Borowiec has been photographing the social landscape of Middle America for over a quarter century. Looking for the American Dream, which focuses on the artist’s images of Ohio, contrasts his traditional gelatin silver photography from his series Along the Ohio (1980s and ‘90s) with images from his most recent series, The New Heartland, in which he explores the use of color photography and digital printing.
Having grown up in France, Algeria, Tunisia and Switzerland, Borowiec knew little about the Midwest when he moved to Akron in 1984. He decided to photograph the Ohio River Valley and encountered what was, to him, an alien environment.
“Clapboard houses with deep front porches and white picket fences, pickup trucks and enormous sedans, backyards with satellite dishes and barbeque grills made from 55-gallon oil drums all seemed to me both exotic and authentically American,” said Borowiec. “I thought I had found the ideal world depicted in the Dick and Jane primers…but this place had an unexpected, gritty, industrial flavor.”
“Borowiec’s landscapes focus on environments created by human intervention,” said Barbara Tannenbaum, director of curatorial affairs at the Akron Art Museum. “In this exhibition, his photographs examine three centuries of Ohio history, traveling from small 19th century agricultural towns to 20th century industrial metropolises to the candy-colored suburbs sprouting up these days on what used to be farmland.”

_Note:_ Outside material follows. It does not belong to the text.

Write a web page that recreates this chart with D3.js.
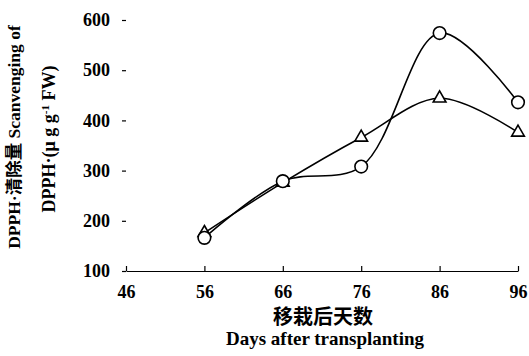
<!DOCTYPE html>
<html>
<head>
<meta charset="utf-8">
<script src="https://cdn.jsdelivr.net/npm/d3@7"></script>
<style>
  body { margin: 0; background: #fff; }
  text { font-family: "Liberation Serif", "Noto Sans CJK SC", serif; font-weight: bold; fill: #000; }
</style>
</head>
<body>
<svg id="chart"></svg>
<script>
// days after transplanting
const days = [56, 66, 76, 86, 96]
// DPPH scavenging, two treatments
const circleVals = [166, 279, 308, 574, 436]
const triangleVals = [176, 276, 366, 444, 376]
const xTicks = [46, 56, 66, 76, 86, 96]
const yTicks = [100, 200, 300, 400, 500, 600]

const W = 529, H = 356
const margin = {top: 20, bottom: 85, left: 126, right: 11}
const width = W - margin.left - margin.right
const height = H - margin.top - margin.bottom

const svg = d3.select('#chart').attr('width', W).attr('height', H)
const g = svg.append('g').attr('transform', `translate(${margin.left},${margin.top})`)

const x = d3.scaleLinear().domain([46, 96]).range([0, width])
const y = d3.scaleLinear().domain([100, 600]).range([height, 0])

// x axis: baseline with small upward ticks
const xAxis = g.append('g').attr('transform', `translate(0,${height})`)
  .call(d3.axisBottom(x).tickValues(xTicks).tickSize(-5).tickPadding(14).tickSizeOuter(0))
xAxis.select('.domain').attr('stroke', '#000').attr('stroke-width', 1.2)
xAxis.selectAll('.tick line').attr('stroke-width', 1.2)
xAxis.selectAll('text').attr('font-size', 18)

// y axis: only short dashes, no line
const yAxis = g.append('g')
  .call(d3.axisLeft(y).tickValues(yTicks).tickSize(4).tickPadding(12))
yAxis.select('.domain').remove()
yAxis.selectAll('.tick line').attr('stroke-width', 1.2)
yAxis.selectAll('text').attr('font-size', 18)

const line = d3.line().x((d, i) => x(days[i])).y(d => y(d)).curve(d3.curveCatmullRom.alpha(0.5))

g.append('path').datum(triangleVals).attr('d', line)
  .attr('fill', 'none').attr('stroke', '#000').attr('stroke-width', 1.6)
g.append('path').datum(circleVals).attr('d', line)
  .attr('fill', 'none').attr('stroke', '#000').attr('stroke-width', 1.6)

g.selectAll('.tri').data(triangleVals).join('path').attr('class', 'tri')
  .attr('d', d3.symbol(d3.symbolTriangle, 70))
  .attr('transform', (d, i) => `translate(${x(days[i])},${y(d)})`)
  .attr('fill', '#fff').attr('stroke', '#000').attr('stroke-width', 1.6)

g.selectAll('.circ').data(circleVals).join('circle').attr('class', 'circ')
  .attr('cx', (d, i) => x(days[i])).attr('cy', d => y(d)).attr('r', 6.3)
  .attr('fill', '#fff').attr('stroke', '#000').attr('stroke-width', 1.6)

// axis titles
svg.append('text').attr('x', 323).attr('y', 324)
  .attr('text-anchor', 'middle').attr('font-size', 20).text('移栽后天数')
svg.append('text').attr('x', 325).attr('y', 345)
  .attr('text-anchor', 'middle').attr('font-size', 19).text('Days after transplanting')

svg.append('text').attr('transform', 'translate(20,137) rotate(-90)')
  .attr('text-anchor', 'middle').attr('font-size', 17.5).text('DPPH·清除量 Scanvenging of')
svg.append('text').attr('transform', 'translate(55,139) rotate(-90)')
  .attr('text-anchor', 'middle').attr('font-size', 18)
  .html('DPPH·(μ g g<tspan dy="-6" font-size="11">-1</tspan><tspan dy="6"> FW)</tspan>')
</script>
</body>
</html>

The silhouettes of factories and mills often loom in the background of Borowiec’s images of workers’ houses. These landscapes, mingling dwellings with faltering or failed factories, signaled the end of the great Industrial Age of the Midwest. So, what will the heartland of the 21st century look like? Borowiec observed that “the rolling farmlands and idyllic small towns that used to define our heartland are rapidly giving way to vast developments of mini-mansions and shopping ‘villages’ designed to evoke an imagined era of luxurious consumerism. Those structures may be no more substantial than plastic toys, but they allow everyone the chance to achieve the trappings of the American Dream.” Feeling that color was imperative for this subject matter, Borowiec explored film-based color photography, coupling it with large-scale digital printing.
The winner of fellowships from the John Simon Guggenheim Memorial Foundation, the National Endowment for the Arts and the Ohio Arts Council, Borowiec’s work has been exhibited around the world and is in numerous museum collections including the Akron Art Museum, Art Institute of Chicago, Cleveland Museum of Art, Museum of Fine Arts Houston, Princeton University Art Museum and the Smithsonian American Art Museum. In 2006, Borowiec was also awarded the Cleveland Arts Prize.

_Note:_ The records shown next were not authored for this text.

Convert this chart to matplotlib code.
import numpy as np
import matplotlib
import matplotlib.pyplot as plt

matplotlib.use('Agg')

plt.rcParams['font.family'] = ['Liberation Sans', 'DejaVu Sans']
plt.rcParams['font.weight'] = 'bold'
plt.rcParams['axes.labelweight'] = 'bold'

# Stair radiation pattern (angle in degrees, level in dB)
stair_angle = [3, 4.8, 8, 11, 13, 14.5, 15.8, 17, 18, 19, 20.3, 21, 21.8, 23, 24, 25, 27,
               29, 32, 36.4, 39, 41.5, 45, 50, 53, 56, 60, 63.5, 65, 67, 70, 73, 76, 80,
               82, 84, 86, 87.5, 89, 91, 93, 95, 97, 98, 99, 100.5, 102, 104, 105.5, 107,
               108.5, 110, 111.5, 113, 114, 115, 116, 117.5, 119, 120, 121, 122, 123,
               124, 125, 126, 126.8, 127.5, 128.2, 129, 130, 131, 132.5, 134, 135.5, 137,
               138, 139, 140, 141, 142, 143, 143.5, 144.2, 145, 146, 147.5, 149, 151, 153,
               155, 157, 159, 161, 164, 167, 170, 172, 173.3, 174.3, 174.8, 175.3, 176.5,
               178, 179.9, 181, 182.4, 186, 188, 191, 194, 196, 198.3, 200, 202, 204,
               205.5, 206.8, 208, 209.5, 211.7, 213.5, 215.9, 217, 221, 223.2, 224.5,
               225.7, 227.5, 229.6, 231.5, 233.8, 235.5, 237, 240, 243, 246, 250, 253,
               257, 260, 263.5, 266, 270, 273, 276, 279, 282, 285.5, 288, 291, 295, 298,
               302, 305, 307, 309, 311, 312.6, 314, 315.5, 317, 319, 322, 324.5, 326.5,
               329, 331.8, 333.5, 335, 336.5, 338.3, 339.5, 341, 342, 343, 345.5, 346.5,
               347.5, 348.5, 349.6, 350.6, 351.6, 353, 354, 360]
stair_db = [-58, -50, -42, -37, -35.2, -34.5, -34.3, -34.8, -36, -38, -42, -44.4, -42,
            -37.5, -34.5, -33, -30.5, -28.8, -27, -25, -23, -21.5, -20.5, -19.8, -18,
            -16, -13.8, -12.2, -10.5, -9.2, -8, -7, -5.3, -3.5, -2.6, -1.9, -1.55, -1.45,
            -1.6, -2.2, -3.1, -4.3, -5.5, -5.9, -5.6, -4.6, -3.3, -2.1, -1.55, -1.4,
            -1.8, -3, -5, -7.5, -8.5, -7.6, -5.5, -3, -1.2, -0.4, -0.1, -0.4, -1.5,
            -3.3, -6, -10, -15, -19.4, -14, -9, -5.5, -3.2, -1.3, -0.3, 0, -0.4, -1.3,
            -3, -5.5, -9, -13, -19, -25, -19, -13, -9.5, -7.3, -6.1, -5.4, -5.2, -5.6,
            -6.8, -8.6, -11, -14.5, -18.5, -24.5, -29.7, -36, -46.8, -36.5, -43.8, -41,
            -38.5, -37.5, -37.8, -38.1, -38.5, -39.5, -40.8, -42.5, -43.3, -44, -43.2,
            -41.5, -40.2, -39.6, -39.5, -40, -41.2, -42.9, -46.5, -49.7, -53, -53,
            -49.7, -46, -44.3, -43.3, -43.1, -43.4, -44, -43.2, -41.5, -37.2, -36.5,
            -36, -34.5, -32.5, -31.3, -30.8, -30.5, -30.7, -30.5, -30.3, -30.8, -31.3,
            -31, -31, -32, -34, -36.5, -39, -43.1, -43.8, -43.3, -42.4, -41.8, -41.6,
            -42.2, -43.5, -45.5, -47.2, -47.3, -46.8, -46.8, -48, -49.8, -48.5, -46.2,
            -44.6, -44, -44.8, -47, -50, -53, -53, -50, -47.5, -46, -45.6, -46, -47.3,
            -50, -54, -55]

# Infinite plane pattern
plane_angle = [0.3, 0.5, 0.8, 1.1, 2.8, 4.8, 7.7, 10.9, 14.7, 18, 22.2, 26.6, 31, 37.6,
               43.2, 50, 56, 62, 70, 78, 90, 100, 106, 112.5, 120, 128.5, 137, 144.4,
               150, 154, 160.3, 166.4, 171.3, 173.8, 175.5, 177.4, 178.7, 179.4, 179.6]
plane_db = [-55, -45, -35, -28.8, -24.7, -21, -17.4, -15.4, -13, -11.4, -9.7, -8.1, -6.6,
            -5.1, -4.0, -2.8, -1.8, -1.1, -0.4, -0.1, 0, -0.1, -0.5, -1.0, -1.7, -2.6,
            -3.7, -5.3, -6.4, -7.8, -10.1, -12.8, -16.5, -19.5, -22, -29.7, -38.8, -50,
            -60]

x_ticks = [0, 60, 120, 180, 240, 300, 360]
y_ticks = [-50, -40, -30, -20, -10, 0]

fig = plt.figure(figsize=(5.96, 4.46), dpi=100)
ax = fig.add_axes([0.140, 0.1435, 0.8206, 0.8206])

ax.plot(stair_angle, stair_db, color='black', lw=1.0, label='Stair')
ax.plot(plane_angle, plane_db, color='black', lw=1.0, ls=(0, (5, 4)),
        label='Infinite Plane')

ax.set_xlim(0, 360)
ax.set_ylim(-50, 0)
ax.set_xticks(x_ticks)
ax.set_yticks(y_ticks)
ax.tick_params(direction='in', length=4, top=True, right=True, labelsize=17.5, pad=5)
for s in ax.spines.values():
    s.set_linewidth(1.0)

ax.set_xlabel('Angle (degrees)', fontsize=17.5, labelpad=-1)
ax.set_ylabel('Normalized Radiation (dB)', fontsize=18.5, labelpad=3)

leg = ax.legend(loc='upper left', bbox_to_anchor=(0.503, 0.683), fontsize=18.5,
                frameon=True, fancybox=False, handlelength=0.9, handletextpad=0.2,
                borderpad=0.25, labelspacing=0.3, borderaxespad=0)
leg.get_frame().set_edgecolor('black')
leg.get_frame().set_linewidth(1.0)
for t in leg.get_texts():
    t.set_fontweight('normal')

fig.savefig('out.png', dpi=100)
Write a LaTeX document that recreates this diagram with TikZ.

Borowiec received a B.A. in Russian from Haverford College in 1979 and an M.F.A. in Photography from Yale University in 1982. He has taught photography at Parsons School of Design, the New School for Social Research, Germantown Academy and Oberlin College. Since 1984 he has been a professor at the University of Akron, recently being named a Distinguished Professor of Art.
This exhibition is organized by the Akron Art Museum and supported by the museum’s Evelyne Shaffer Endowment for Exhibitions.
Exhibition Related Events
Sunday, March 7, 2 pm
Andrew Borowiec will give a free lecture in the museum’s Charles and Jane Lehner Auditorium on Sunday, March 7 at 2 pm. He will discuss his latest voyage into digital printing and color photography, elaborating on the ways it has changed his work and the contrast it brings against his black and white series. Seating is available on a first-come, first-serve basis.